>> Start DATA EXTRACT
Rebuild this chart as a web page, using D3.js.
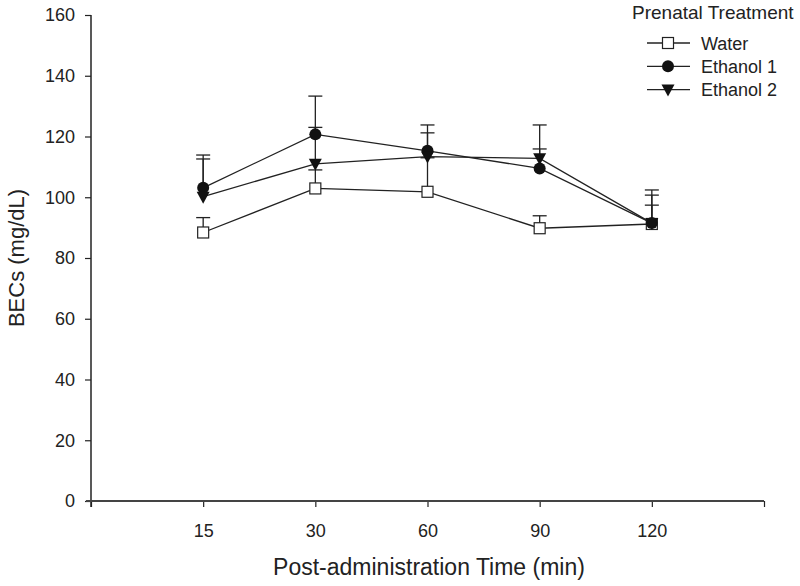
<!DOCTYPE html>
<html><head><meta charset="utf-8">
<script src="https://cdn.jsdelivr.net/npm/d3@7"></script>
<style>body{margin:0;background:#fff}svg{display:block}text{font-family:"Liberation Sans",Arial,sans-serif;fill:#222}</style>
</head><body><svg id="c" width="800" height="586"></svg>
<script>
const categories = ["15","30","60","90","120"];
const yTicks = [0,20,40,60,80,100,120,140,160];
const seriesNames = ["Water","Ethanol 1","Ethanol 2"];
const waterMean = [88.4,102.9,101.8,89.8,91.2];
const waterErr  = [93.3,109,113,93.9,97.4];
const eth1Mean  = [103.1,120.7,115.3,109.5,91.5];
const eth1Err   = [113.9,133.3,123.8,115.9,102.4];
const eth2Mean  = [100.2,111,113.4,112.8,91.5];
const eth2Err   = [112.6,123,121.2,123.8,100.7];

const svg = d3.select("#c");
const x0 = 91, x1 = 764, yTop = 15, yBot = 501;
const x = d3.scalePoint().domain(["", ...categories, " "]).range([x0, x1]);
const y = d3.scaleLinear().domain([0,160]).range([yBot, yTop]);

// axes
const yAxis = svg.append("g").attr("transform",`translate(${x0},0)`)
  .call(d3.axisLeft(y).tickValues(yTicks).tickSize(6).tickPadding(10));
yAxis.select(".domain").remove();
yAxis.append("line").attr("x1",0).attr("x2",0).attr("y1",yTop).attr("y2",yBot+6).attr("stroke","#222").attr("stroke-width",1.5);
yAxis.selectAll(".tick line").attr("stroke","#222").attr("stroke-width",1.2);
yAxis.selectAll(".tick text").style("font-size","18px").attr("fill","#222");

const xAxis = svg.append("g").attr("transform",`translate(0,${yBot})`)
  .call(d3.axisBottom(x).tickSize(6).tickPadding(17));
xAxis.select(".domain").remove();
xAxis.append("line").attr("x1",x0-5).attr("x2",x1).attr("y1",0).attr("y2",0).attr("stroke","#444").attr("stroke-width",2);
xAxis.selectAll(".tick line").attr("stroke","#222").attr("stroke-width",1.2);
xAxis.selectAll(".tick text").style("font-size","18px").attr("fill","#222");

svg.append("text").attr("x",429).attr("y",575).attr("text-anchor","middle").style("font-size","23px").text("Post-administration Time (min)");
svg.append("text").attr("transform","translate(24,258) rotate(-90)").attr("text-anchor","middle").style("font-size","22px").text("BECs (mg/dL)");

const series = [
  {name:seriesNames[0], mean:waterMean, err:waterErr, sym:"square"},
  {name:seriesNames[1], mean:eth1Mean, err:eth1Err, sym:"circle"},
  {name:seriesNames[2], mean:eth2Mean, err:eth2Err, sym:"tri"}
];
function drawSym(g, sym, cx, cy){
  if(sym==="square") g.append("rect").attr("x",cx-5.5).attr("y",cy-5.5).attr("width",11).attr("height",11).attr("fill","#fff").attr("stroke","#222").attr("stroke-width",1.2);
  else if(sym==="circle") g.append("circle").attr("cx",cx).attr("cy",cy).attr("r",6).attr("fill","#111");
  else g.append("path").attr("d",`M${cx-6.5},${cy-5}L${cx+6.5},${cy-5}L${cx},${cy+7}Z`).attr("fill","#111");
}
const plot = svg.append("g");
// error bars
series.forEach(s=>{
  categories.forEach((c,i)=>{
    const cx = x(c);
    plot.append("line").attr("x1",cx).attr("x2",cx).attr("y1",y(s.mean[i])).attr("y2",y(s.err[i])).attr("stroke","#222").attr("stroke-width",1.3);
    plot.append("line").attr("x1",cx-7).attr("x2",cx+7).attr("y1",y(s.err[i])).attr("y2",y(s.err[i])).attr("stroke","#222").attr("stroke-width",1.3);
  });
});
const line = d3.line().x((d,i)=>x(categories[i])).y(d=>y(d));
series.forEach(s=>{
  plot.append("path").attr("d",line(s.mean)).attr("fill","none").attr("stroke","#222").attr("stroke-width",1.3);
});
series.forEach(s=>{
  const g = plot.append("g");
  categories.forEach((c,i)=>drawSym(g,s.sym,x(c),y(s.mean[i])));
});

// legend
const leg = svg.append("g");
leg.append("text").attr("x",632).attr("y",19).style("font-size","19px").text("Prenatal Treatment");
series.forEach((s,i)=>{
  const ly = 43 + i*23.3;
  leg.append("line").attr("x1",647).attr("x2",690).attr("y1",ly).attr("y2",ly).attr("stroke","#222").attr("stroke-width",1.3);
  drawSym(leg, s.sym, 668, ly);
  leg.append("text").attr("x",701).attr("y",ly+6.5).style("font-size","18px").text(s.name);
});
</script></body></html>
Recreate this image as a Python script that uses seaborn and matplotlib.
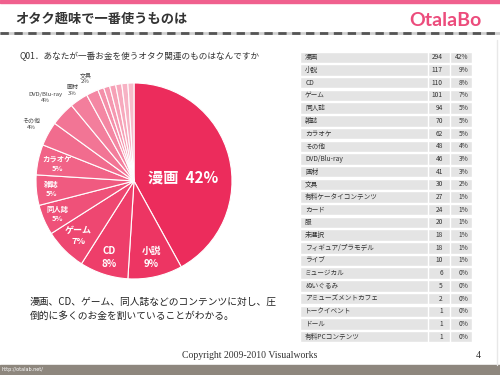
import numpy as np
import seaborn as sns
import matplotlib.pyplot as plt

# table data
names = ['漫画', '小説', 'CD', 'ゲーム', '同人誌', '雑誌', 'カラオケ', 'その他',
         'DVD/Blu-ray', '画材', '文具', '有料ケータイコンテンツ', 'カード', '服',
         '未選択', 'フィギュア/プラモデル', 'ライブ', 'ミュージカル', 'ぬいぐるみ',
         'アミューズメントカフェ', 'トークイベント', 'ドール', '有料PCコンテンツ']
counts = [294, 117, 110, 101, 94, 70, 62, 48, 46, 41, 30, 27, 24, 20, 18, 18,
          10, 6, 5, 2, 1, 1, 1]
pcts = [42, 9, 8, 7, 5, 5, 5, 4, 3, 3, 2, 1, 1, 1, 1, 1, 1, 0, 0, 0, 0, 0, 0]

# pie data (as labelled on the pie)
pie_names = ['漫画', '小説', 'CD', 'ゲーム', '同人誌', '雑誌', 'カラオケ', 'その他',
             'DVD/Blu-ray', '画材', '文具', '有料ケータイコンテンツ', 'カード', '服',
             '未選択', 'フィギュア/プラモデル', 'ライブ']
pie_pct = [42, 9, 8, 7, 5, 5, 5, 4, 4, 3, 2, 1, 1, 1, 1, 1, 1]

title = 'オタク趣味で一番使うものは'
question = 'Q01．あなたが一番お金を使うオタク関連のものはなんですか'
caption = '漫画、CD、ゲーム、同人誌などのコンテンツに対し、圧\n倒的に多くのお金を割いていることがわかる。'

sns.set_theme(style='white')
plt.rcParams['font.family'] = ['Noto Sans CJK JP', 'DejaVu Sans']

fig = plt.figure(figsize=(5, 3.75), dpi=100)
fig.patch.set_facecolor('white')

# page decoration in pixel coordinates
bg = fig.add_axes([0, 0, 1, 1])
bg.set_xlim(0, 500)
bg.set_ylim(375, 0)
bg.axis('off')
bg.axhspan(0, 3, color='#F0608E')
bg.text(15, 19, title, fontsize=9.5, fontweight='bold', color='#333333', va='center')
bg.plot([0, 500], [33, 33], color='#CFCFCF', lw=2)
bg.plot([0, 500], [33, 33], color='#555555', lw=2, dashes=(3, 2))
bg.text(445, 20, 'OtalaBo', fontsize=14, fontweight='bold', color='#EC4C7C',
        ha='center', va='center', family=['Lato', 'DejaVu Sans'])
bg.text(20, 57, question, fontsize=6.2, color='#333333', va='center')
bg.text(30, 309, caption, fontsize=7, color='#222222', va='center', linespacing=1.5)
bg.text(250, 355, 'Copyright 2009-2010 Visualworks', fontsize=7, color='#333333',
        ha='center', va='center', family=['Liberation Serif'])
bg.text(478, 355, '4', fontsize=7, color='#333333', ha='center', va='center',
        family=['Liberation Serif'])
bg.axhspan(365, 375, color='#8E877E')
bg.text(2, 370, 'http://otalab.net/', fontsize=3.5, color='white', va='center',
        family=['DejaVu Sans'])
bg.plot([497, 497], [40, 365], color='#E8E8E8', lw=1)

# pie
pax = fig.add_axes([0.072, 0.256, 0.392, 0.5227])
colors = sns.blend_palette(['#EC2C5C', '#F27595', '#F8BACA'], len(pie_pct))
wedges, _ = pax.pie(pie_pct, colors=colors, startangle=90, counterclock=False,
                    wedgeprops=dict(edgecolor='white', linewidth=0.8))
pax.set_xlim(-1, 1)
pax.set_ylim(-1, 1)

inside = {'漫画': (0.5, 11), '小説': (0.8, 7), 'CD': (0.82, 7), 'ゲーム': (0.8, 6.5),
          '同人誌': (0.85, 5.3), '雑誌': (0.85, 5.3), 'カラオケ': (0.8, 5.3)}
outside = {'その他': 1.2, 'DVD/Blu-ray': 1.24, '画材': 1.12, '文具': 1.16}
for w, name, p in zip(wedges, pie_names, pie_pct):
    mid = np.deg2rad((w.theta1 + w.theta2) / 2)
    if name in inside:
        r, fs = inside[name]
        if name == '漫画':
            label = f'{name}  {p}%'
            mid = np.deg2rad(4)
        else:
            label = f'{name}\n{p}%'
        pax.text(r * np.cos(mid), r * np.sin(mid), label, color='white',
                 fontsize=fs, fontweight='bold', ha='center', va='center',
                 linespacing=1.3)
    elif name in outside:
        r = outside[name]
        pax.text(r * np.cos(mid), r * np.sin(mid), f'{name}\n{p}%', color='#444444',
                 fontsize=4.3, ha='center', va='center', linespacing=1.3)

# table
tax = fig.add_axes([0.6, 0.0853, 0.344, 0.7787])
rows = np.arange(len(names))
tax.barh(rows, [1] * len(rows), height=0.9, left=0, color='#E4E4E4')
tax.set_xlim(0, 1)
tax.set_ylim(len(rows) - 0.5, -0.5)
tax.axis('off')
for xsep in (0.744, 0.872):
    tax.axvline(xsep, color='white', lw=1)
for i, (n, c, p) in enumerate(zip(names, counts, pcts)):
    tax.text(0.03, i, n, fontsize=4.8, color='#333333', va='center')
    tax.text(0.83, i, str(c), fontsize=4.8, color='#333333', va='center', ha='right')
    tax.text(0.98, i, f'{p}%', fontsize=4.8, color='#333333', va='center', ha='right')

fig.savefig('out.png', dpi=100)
>> End DATA EXTRACT
▶ GIVEN REQUEST:
The answer is a single number: how many lines include the word "page"?

▶ RESULT FOR THIS EXERCISE:
2